Seoul, il ritorno amaro dei 'piccoli fantasmi' thailandesi
Dopo le restrizioni imposte dalla pandemia ha ripreso a crescere in Corea del Sud il fenomeno dei lavoratori in nero provenienti dalla Thailandia. Effetto di un mercato del lavoro che ha bisogno di manodopera per l'industria e l'agricoltura, ma per ragioni politiche impone vincoli rigidissimi all'immigrazione che diventano un incoraggiamento alla clandestinità (e agli abusi).
Seoul (AsiaNews) - Sembrava che la pandemia e la lotta all’irregolarità e agli abusi avessero di fatto cancellato il fenomeno, invece a Seoul i “piccoli fantasmi” sono tornati ad essere un numero consistente. Con questo termine vengono indicati i thailandesi che, con il miraggio di salari di molte volte superiori a quelli disponibili in patria, tentano la via della migrazione in un Paese, la Corea del Sud, che ha bisogno di alimentare di forza-lavoro le sue industrie, le sue produzioni agricole e un’ampia gamma di servizi.

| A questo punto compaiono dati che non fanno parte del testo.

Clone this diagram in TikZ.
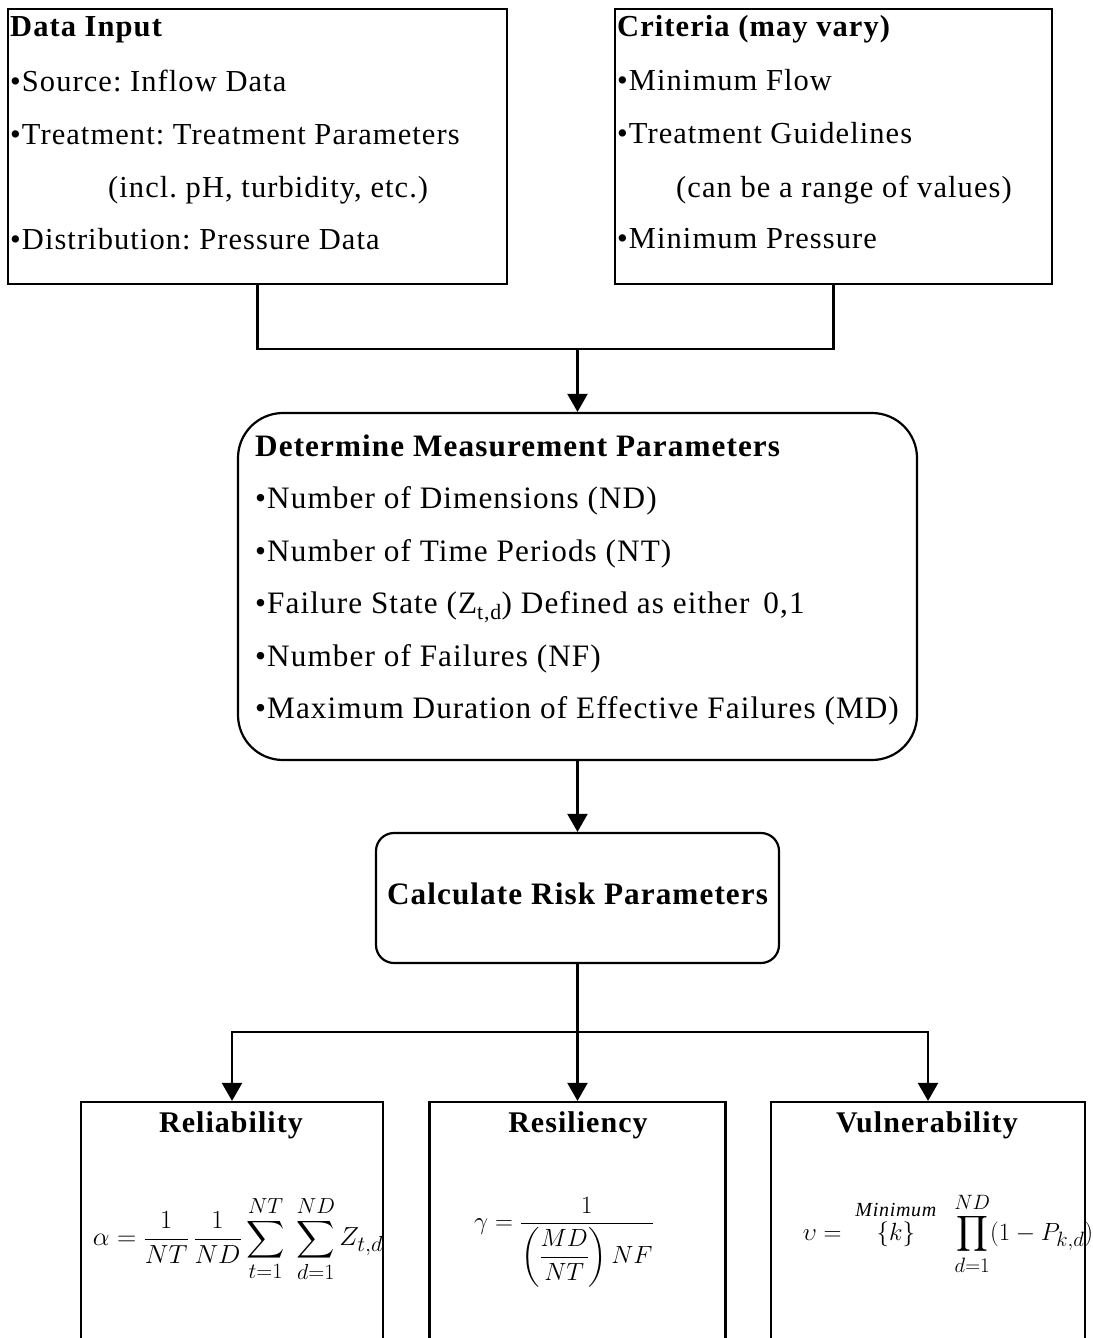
\documentclass[tikz,border=0pt]{standalone}
\usepackage{amsmath}
\usepackage{graphicx}
\usepackage{fontspec}
\setmainfont{Liberation Serif}[LetterSpace=3.5]
\usetikzlibrary{arrows.meta}
\newcommand\topfont{\fontsize{30.5}{36}\selectfont\frenchspacing}
\newcommand\midfont{\fontsize{31.2}{36}\selectfont\frenchspacing}
\newcommand\botfont{\fontsize{30}{36}\selectfont\frenchspacing}
\tikzset{
  box/.style={draw, line width=2.2pt, rectangle, inner sep=0pt},
  txt/.style={anchor=base west, inner sep=0pt, font=\topfont},
  ttl/.style={anchor=base west, inner sep=0pt, font=\topfont\bfseries},
  mtxt/.style={anchor=base west, inner sep=0pt, font=\midfont},
  mttl/.style={anchor=base west, inner sep=0pt, font=\midfont\bfseries},
  cttl/.style={anchor=base, inner sep=0pt, font=\botfont\bfseries},
  frm/.style={anchor=center, inner sep=0pt, font=\botfont},
  ln/.style={line width=2.2pt, line join=miter},
  arr/.style={ln, -{Triangle[length=18pt,width=20pt]}}
}
\begin{document}
\begin{tikzpicture}[x=1pt,y=-1pt]
\useasboundingbox (0,0) rectangle (1092,1338);
\clip (0,0) rectangle (1092,1338);
% boxes
\node[box, minimum width=499pt, minimum height=275pt] (datain) at (257.5,146.5) {};
\node[box, minimum width=437pt, minimum height=275pt] (crit) at (833.5,146.5) {};
\node[box, rounded corners=45pt, minimum width=679pt, minimum height=347pt] (det) at (577.5,586.5) {};
\node[box, rounded corners=18pt, minimum width=403pt, minimum height=130pt] (calc) at (577.5,898) {};
\node[box, minimum width=302pt, minimum height=300pt] (rel) at (232,1252) {};
\node[box, minimum width=296pt, minimum height=300pt] (res) at (577.5,1252) {};
\node[box, minimum width=314pt, minimum height=300pt] (vul) at (928,1252) {};
% Data Input text
\node[ttl] (t1) at (10,37) {Data Input};
\node[txt] (t2) at (10,91) {•Source: Inflow Data};
\node[txt] (t3) at (10,144) {•Treatment: Treatment Parameters};
\node[txt] (t4) at (108,197) {(incl. pH, turbidity, etc.)};
\node[txt] (t5) at (10,249) {•Distribution: Pressure Data};
% Criteria text
\node[ttl] (c1) at (617,37) {Criteria (may vary)};
\node[txt] (c2) at (617,90) {•Minimum Flow};
\node[txt] (c3) at (617,143) {•Treatment Guidelines};
\node[txt] (c4) at (676,197) {(can be a range of values)};
\node[txt] (c5) at (617,248) {•Minimum Pressure};
% Determine text
\node[mttl] (d1) at (255,456) {Determine Measurement Parameters};
\node[mtxt] (d2) at (255,508) {•Number of Dimensions (ND)};
\node[mtxt] (d3) at (255,561) {•Number of Time Periods (NT)};
\node[mtxt] (d4) at (255,613) {•Failure State (Z\textsubscript{t,d}) Defined as either\hspace{0.45em}0,1};
\node[mtxt] (d5) at (255,666) {•Number of Failures (NF)};
\node[mtxt] (d6) at (255,718) {•Maximum Duration of Effective Failures (MD)};
% Calculate
\node[cttl, font=\midfont\bfseries] (k1) at (577.5,904) {Calculate Risk Parameters};
% bottom titles
\node[cttl] (r1) at (231,1132) {Reliability};
\node[cttl] (s1) at (578,1132) {Resiliency};
\node[cttl] (v1) at (927,1132) {Vulnerability};
% formulas
\node[frm] (r2) at (238,1239) {\scalebox{1.07}[1.05]{$\displaystyle \alpha = \frac{1}{NT}\,\frac{1}{ND}\sum_{t=1}^{NT}\;\sum_{d=1}^{ND} Z_{t,d}$}};
\node[frm] (s2) at (564,1242) {$\displaystyle \gamma = \frac{1}{\left(\dfrac{MD}{NT}\right)NF}$};
\node[frm] (v2) at (948,1234) {$\displaystyle \upsilon = \;\mathop{\{k\}}\limits^{\textit{\fontsize{20}{20}\selectfont Minimum}}\;\; \prod_{d=1}^{ND}(1-P_{k,d})$};
% connectors
\coordinate (j1) at (577.5,349);
\draw[ln] (datain.south) |- (j1) -| (crit.south);
\draw[arr] (j1) -- (det.north);
\draw[arr] (det.south) -- (calc.north);
\coordinate (j2) at (577.5,1032);
\draw[arr] (j2) -| (rel.north);
\draw[arr] (j2) -| (vul.north);
\draw[arr] (calc.south) -- (res.north);
\end{tikzpicture}
\end{document}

Non sono bastate le campagne di sensibilizzazione, il rientro dei migranti detenuti per il mancato rispetto delle leggi in materia dell’immigrazione o del lavoro, nemmeno la linea dura della polizia dei due Paesi: appena le frontiere si sono riaperte, è ripreso il flusso di thailandesi verso il Paese dell’Estremo Oriente, spesso in tour organizzati da cui poi alcuni si separano lasciando scadere il visto turistico e restando in balia di sfruttamento, sottoccupazione e abusi. A subirli sono soprattutto le donne, meno richieste per i lavori pesanti e usuranti abitualmente delegati agli immigrati e quindi più facilmente attirate nella zona d’ombra della clandestinità e indirizzate anche verso attività che implicano prestazioni di carattere sessuale.
Secondo i dati diffusi dalle autorità di Seoul, al 31 gennaio scorso vi erano in Corea del Sud 2,41 milioni di lavoratori immigrati. Tra questi 195mila cittadini thailandesi, poco meno della metà dei quali stimati senza documenti idonei alla permanenza e all’impiego.
La severità delle regole imposte dalla parte sudcoreana contribuiscono a spiegare perché molti thailandesi rischino detenzione, espulsione e iscrizione nella “lista nera” degli indesiderati anziché accedere regolarmente al mercato del lavoro della Corea del Sud, secondo quanto previsto dagli accordi intergovernativi. Tra i requisiti richiesti per l’inserimento in un elenco da cui i datori di lavoro possono scegliere vi sono un’età tra i 18 e i 39 anni e un test di lingua coreana obbligatorio. E dopo due anni, se non vengono chiamati, devono comunque ripetere la procedura.
D’altra parte ai potenziali datori di lavoro sudcoreani è richiesto di accedere alla lista solo se non sono stati in grado di garantirsi dei lavoratori connazionali e possono documentarlo; come pure devono essere in grado di dimostrare la propria correttezza, insieme alla sicurezza e alla qualità dei luoghi di lavoro.
Nonostante questo le imprese che fanno regolare richiesta di lavoratori dalla Thailandia spesso nei fatti non rispettano ugualmente la legge; a questo poi si aggiungono organizzazioni e aziende che attraverso il web reclutano direttamente manodopera straniera a costi che variano tra l’equivalente di 4.000 e 5.000 euro. Un debito pesante per un thailandese che - accresciuto costantemente dalle spese di vitto e alloggio - richiede anni per essere saldato. Questo lascia i lavoratori nelle mani di datori di lavoro senza scrupoli, con la minaccia costante di essere cacciati dall’azienda o di essere denunciati alle autorità.